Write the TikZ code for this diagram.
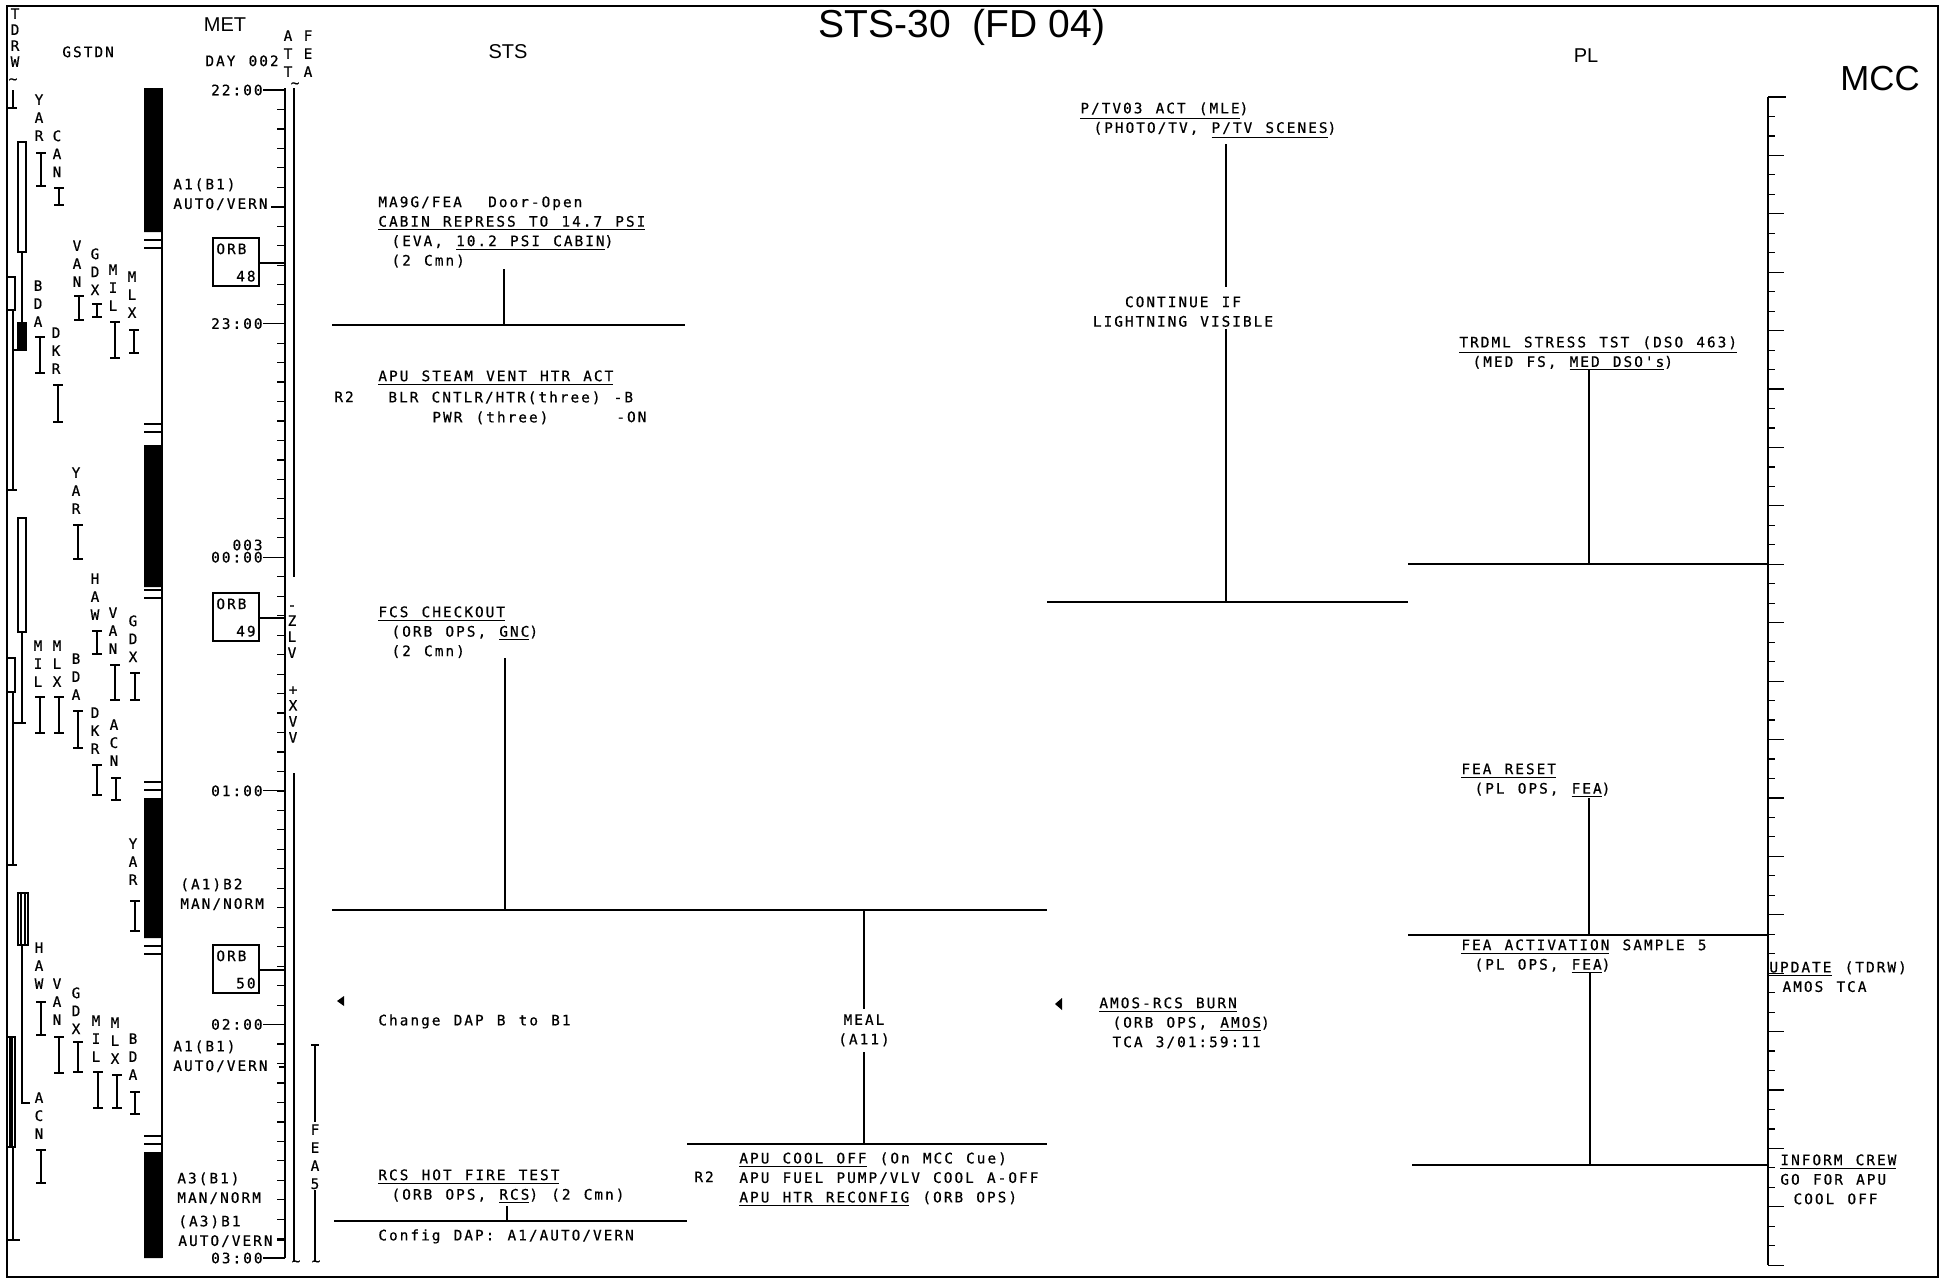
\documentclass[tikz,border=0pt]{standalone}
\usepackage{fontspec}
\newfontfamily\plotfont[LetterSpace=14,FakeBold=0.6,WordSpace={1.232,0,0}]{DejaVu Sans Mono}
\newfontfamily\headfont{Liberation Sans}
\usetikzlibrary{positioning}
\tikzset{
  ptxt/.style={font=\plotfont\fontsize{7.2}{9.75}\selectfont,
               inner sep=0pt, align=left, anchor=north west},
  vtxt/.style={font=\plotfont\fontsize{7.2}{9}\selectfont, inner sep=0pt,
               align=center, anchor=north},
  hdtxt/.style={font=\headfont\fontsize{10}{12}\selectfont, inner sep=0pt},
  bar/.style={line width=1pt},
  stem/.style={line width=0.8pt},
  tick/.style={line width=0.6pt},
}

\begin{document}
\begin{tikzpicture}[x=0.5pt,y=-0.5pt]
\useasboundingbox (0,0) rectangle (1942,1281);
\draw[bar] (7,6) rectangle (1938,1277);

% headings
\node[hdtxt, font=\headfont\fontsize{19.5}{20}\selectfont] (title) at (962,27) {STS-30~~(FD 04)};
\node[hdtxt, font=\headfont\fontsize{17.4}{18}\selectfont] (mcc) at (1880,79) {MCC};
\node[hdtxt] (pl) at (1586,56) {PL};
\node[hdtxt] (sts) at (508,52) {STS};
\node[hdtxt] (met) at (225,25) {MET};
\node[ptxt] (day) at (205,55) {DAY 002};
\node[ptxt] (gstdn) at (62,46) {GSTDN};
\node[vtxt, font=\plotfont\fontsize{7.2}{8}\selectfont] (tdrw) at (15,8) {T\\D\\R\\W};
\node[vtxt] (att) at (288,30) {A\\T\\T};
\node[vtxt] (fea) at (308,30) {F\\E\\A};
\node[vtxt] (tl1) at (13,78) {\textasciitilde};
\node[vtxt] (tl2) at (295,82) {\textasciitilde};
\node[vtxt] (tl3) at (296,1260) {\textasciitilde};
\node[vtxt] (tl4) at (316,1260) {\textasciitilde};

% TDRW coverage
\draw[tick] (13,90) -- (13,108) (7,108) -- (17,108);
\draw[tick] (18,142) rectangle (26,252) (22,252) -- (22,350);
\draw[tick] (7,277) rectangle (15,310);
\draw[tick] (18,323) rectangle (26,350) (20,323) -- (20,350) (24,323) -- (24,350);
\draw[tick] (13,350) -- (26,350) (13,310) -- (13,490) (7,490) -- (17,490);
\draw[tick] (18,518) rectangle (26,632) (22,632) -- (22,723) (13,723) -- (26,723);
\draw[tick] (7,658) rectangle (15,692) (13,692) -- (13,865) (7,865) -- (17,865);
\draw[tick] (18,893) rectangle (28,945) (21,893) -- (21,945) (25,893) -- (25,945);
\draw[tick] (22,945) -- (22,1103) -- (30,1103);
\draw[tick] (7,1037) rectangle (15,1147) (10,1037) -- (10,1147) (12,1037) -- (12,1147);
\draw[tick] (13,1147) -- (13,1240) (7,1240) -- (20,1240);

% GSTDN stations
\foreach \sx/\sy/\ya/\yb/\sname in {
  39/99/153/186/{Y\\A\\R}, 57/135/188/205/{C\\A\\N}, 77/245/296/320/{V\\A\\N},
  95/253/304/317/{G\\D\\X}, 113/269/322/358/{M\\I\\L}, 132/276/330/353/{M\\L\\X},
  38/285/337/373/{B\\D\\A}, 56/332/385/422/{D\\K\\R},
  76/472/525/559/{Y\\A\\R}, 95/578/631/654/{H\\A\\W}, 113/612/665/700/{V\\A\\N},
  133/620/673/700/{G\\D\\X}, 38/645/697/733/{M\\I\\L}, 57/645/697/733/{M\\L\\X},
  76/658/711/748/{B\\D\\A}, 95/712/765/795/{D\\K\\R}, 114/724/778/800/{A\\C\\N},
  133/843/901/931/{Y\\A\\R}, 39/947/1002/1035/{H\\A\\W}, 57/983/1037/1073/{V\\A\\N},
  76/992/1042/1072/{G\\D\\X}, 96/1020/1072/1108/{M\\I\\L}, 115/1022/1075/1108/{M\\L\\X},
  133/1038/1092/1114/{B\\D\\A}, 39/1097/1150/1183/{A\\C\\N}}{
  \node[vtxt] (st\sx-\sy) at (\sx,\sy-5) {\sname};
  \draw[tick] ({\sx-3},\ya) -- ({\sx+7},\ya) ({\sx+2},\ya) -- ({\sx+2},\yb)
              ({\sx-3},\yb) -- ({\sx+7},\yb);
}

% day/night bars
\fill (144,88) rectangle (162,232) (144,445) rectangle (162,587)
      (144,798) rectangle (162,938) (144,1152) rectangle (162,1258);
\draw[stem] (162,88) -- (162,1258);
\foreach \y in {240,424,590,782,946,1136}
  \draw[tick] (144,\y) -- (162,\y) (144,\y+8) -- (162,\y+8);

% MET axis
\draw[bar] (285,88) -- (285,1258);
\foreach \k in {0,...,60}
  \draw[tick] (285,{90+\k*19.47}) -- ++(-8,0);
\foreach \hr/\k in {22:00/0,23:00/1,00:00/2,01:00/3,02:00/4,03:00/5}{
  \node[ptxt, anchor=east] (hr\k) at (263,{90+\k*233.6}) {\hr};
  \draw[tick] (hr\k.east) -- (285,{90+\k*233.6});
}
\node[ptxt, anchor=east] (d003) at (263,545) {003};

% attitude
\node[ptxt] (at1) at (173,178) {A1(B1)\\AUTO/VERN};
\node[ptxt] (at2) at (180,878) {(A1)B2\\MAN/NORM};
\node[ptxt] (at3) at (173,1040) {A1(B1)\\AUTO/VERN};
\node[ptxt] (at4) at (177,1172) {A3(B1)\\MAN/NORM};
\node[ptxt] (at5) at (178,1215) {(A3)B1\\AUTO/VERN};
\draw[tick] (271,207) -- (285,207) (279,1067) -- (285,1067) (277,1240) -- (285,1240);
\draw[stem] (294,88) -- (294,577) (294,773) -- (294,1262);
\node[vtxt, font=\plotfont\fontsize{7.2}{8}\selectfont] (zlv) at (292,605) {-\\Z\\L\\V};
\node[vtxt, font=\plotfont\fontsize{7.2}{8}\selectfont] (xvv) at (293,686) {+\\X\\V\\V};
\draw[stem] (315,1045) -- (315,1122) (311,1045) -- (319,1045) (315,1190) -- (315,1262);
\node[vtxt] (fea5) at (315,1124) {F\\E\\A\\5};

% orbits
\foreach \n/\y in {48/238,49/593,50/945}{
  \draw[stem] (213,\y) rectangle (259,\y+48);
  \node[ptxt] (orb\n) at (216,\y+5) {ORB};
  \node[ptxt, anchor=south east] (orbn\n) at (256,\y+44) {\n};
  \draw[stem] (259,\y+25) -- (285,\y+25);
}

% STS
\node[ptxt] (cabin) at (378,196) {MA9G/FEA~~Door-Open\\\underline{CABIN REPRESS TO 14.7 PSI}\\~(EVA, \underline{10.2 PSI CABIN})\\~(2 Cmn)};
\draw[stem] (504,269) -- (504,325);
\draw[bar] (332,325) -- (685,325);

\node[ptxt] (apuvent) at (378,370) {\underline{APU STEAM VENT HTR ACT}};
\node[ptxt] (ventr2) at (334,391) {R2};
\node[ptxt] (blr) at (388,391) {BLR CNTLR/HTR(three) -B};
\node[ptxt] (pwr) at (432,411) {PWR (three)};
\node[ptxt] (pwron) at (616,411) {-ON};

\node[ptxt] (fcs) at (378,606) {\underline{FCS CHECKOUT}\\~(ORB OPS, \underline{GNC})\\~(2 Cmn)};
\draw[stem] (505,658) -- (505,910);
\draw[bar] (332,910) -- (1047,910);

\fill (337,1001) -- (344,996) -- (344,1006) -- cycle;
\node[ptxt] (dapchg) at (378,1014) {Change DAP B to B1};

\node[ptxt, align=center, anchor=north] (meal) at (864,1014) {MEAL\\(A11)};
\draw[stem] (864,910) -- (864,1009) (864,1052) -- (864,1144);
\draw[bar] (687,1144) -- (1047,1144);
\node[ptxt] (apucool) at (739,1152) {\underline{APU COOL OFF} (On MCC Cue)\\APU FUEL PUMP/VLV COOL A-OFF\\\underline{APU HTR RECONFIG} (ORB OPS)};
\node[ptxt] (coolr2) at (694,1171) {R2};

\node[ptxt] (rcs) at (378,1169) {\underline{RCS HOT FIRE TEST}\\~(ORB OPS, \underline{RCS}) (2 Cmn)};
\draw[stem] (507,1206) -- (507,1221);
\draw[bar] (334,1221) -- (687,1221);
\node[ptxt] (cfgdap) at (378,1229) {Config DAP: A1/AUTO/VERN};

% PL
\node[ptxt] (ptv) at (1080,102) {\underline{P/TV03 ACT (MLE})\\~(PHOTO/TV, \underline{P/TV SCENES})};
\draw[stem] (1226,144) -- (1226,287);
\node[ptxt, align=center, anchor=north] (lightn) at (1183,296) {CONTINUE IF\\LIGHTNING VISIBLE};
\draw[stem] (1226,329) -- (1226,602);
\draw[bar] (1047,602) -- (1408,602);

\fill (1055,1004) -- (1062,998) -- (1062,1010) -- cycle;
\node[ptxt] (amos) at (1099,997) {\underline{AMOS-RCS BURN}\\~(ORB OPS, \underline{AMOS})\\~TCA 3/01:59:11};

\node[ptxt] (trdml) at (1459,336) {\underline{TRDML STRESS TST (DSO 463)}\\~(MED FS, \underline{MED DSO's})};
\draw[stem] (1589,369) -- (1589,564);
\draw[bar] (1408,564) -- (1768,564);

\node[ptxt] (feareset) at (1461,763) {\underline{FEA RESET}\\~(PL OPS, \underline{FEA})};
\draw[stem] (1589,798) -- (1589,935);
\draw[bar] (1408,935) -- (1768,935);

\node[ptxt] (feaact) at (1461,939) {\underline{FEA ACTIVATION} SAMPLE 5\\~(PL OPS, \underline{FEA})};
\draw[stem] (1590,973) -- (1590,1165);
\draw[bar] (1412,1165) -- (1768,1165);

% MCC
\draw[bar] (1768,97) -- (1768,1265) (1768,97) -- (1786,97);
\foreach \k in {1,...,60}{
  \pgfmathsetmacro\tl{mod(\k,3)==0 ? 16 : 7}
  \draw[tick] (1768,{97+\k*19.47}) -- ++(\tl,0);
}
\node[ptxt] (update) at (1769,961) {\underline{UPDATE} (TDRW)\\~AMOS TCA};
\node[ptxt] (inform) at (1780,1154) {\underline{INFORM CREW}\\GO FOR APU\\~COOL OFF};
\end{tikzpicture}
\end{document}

##########

Without the pictures, please reproduce each line of the listing above exactly, from the first one through the line bearing "(7,6) rectangle (1938,1277);".

Write the TikZ code for this diagram.
\documentclass[tikz,border=0pt]{standalone}
\usepackage{fontspec}
\newfontfamily\plotfont[LetterSpace=14,FakeBold=0.6,WordSpace={1.232,0,0}]{DejaVu Sans Mono}
\newfontfamily\headfont{Liberation Sans}
\usetikzlibrary{positioning}
\tikzset{
  ptxt/.style={font=\plotfont\fontsize{7.2}{9.75}\selectfont,
               inner sep=0pt, align=left, anchor=north west},
  vtxt/.style={font=\plotfont\fontsize{7.2}{9}\selectfont, inner sep=0pt,
               align=center, anchor=north},
  hdtxt/.style={font=\headfont\fontsize{10}{12}\selectfont, inner sep=0pt},
  bar/.style={line width=1pt},
  stem/.style={line width=0.8pt},
  tick/.style={line width=0.6pt},
}

\begin{document}
\begin{tikzpicture}[x=0.5pt,y=-0.5pt]
\useasboundingbox (0,0) rectangle (1942,1281);
\draw[bar] (7,6) rectangle (1938,1277);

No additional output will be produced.